Since we know \(\lambda\)’s bounds, our best guess at its value before we see any data is to take the mean of these two extremes, giving \(\lambda = (0 + 1)/2 = 0.5\). This leads us to our final logical model:
\[ N_{S0}^{\prime} = N_{C}^{\prime} \left[ 1 - \left( 1 - \frac{1}{N_{C}^{\prime}} \right)^{M^{1/2}} \right] \]

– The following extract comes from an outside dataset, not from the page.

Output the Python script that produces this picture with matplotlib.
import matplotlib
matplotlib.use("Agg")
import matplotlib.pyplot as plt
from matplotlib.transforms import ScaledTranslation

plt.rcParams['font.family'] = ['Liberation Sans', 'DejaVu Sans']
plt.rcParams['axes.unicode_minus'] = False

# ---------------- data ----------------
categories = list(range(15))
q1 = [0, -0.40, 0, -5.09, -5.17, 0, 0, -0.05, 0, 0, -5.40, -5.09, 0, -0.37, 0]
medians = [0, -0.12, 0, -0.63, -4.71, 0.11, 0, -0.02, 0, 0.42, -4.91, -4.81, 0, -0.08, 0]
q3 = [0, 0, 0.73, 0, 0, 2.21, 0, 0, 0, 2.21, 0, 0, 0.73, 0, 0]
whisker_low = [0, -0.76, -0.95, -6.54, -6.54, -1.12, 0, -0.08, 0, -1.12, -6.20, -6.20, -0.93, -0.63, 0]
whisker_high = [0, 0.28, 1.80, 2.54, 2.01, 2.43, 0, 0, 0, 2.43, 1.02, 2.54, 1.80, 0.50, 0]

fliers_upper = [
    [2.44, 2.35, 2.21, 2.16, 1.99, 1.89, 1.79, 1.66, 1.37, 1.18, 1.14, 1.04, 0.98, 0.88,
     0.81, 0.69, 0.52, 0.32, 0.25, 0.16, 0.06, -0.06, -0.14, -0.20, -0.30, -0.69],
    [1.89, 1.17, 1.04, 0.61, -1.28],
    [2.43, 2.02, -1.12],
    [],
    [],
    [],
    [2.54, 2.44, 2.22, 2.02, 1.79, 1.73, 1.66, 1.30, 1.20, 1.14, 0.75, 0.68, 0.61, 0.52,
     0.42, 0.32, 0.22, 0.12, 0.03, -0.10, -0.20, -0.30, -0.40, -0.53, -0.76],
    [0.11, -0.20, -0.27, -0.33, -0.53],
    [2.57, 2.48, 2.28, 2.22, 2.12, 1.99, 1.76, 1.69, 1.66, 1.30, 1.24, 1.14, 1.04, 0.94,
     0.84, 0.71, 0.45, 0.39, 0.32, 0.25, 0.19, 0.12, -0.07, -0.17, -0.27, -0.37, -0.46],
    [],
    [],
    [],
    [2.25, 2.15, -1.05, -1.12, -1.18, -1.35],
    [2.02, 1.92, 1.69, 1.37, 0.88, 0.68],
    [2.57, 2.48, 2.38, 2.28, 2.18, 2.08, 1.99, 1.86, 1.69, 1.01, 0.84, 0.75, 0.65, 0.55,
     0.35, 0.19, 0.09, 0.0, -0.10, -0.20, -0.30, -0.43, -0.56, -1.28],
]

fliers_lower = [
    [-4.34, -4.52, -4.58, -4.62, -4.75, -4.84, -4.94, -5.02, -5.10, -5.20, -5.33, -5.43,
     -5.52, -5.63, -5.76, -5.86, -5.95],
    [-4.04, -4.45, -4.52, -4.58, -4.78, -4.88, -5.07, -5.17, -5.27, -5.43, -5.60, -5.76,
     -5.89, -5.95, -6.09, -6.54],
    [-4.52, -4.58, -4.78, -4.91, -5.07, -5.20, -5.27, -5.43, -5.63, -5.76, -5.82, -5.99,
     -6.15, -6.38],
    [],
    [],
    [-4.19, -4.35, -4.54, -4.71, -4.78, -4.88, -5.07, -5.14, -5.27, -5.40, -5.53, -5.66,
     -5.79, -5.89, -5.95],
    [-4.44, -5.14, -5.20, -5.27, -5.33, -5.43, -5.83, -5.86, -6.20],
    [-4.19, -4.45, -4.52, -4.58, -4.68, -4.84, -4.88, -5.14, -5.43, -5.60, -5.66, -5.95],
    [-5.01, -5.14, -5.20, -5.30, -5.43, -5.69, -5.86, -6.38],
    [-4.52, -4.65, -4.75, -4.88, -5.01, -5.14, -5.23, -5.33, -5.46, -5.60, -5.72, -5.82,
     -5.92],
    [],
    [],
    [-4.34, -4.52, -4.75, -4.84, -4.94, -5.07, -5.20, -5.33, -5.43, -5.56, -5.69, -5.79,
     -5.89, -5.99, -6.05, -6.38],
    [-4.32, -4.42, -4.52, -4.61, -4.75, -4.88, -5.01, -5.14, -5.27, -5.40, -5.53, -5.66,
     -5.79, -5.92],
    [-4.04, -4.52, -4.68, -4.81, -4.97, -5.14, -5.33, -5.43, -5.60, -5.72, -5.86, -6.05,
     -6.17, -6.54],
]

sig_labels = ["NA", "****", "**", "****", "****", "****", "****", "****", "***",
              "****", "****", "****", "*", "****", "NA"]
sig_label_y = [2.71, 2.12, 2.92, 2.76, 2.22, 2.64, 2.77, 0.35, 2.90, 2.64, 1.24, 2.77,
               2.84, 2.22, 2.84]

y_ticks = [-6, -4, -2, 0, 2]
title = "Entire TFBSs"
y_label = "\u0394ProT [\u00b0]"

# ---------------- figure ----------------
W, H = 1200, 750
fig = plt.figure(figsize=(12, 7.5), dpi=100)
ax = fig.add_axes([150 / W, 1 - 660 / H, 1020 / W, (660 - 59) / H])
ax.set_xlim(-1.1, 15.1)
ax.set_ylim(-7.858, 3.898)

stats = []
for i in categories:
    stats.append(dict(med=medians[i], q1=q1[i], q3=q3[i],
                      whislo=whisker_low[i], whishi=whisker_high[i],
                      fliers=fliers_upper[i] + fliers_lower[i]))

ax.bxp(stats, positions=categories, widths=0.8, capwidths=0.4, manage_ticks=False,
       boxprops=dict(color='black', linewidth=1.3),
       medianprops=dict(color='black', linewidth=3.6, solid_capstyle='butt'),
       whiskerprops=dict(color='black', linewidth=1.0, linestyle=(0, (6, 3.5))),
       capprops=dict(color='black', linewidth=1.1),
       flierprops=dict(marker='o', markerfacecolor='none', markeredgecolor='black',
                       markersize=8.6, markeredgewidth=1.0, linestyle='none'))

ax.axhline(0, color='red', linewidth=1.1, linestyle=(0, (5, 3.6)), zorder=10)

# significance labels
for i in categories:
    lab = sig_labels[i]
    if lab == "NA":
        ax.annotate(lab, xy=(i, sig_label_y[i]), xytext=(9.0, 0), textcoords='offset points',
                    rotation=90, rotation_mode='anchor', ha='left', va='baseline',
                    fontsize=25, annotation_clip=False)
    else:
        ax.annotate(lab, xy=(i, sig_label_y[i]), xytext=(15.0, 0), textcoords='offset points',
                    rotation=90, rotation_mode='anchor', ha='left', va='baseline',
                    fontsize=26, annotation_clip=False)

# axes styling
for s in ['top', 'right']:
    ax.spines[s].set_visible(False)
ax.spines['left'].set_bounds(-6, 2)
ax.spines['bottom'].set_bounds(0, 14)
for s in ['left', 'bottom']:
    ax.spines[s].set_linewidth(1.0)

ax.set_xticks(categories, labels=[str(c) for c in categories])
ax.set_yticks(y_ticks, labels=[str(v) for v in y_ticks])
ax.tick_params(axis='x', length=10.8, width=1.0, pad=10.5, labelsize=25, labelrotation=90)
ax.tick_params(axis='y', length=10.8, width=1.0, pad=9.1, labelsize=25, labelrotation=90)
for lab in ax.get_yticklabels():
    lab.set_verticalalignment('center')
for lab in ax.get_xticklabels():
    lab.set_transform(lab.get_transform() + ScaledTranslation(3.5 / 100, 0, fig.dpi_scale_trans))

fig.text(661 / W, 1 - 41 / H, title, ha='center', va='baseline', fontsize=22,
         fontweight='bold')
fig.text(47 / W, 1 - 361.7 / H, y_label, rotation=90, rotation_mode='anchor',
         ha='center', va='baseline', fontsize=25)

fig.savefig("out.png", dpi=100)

The really nice thing about this is that, in the limiting case where \(N_{C}^{\prime}\) and \(M\) tend to infinity, the function converges on the logical model that Shugart and Taagepera (2017) propose: \(N_{S0}^{\prime} = M^{1/2}\). So their model is a limiting case of my model. Cumulative science in action! This model also results in a considerable bump in variation explained: an \(R^{2}\) of 74% versus 65% for the older model. Obviously, \(R^{2}\) isn’t the be all and end all: there are better ways to measure predictive accuracy. Still, since Shugart and Taagepera (2017) describe the model of district seat winning parties as a “fundamental building block” in all others that follow, improving our predictions here should feed forward into other models too. Regardless, it’s amazing how far we can get with only balls and urns!